5. Em textos estritamente
literários, surpreendem-se referências à castanha e ao castanheiro, na obra dos
mais celebrados autores, como, entre outros: Ovídio (43aC-17dC), o poeta do
amor e da melancolia; Marco Valério Marcial (40-104), poeta satírico; e
sobretudo o príncipe dos poetas latinos Públio Virgílio Marão (70-19 a. C.)
que, no discorrer poético, os nomeia, por oportuna lembrança, nas Geórgicas e
nas Bucólicas, sem se demorar na sua descrição. As castanhas e os castanheiros
faziam parte do contexto quotidiano e, pelo seu registo, passaram a ser
referências com horizonte transtextual, porque se repercutiram longamente na
memória escrita das línguas modernas. Algumas ocorrências eventuais neste
trânsito literário merecem registo; foram lidas e recitadas por muitos milhares
de estudantes e escritores eruditos.
Na Bucólica II
confidencia o poeta que a sua querida Amarílis "gostava de castanhas e
nozes" ("castaneasque nuces, mea quas Amaryllis amabat" ‒
II.52). Este verso foi depois retomado por outros autores, nomeadamente por
Ovídio na Ars amatória (2.268), e ainda no renascimento italiano pelo poeta
Calímaco (1437-1496) ("castaneas quales Amaryllis amabat" ‒
Epigrammatum libri duo, 1, 38), e por outros, confirmando o optado e namorado
gosto pelas castanhas.
No livro segundo das
Geórgicas, dedicado às plantas, especialmente à vinha e à oliveira, citam-se
também os castanheiros como árvores de grande porte, que se distinguem da muita
vegetação que surge no campo de modo espontâneo, tais as giestas, os choupos e
os salgueiros; diferentemente, os castanheiros ("altae castaneae") têm
de ser semeados ("posito surgunt de semine" ‒ II.15). Almeida
Garrett, no Alfageme de Santarém, vai relembrar os "castanheiros tão
altos", retomando justamente a mesma adjetivação, e Júlio Dinis repete
precisamente a expressão "altos castanheiros" e admira a sua "majestade"
(Inéditos).
A lição do poeta latino
teve amplo acolhimento na língua portuguesa. Da Bucólica VII recolhe-se uma
citação no monumental Vocabulário Português e Latino (1712-1728) de Rafael
Bluteau, para autorizar a descrição do "ouriço": "Picante vestidura
e cuberta verde da castanha, com muitos bicos ... Echinatus castaneae calix.

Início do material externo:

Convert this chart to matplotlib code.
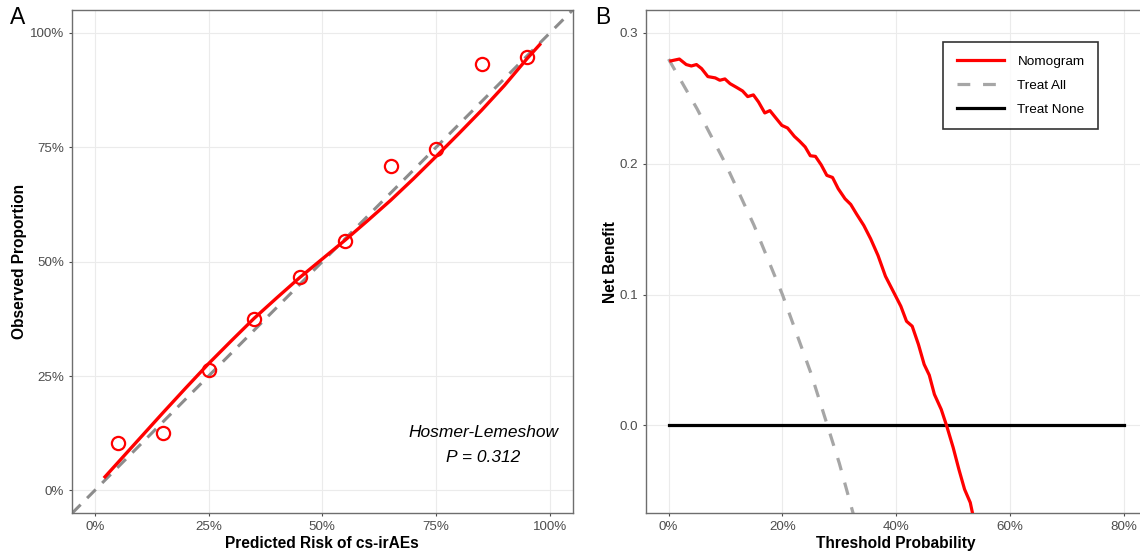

Plin. [...] A castanha, estando ainda dentro no seu ouriço ‒ Castanea hirsuta.
Virgil." (Vocabulário, t. 6, p.145).
O qualificativo "hirsuto" será o epíteto mais generalizado para a descrição do ouriço da castanha em toda a subsequente tradição literária, em latim e nas línguas europeias em geral. O texto de Virgílio foi o modelo: "castaneae hirsutae, strata iacent passim sua quaeque sub arbore" ‒ "castanhas hirsutas espalham-se no chão sob a árvore" (Bucólica VII, 53).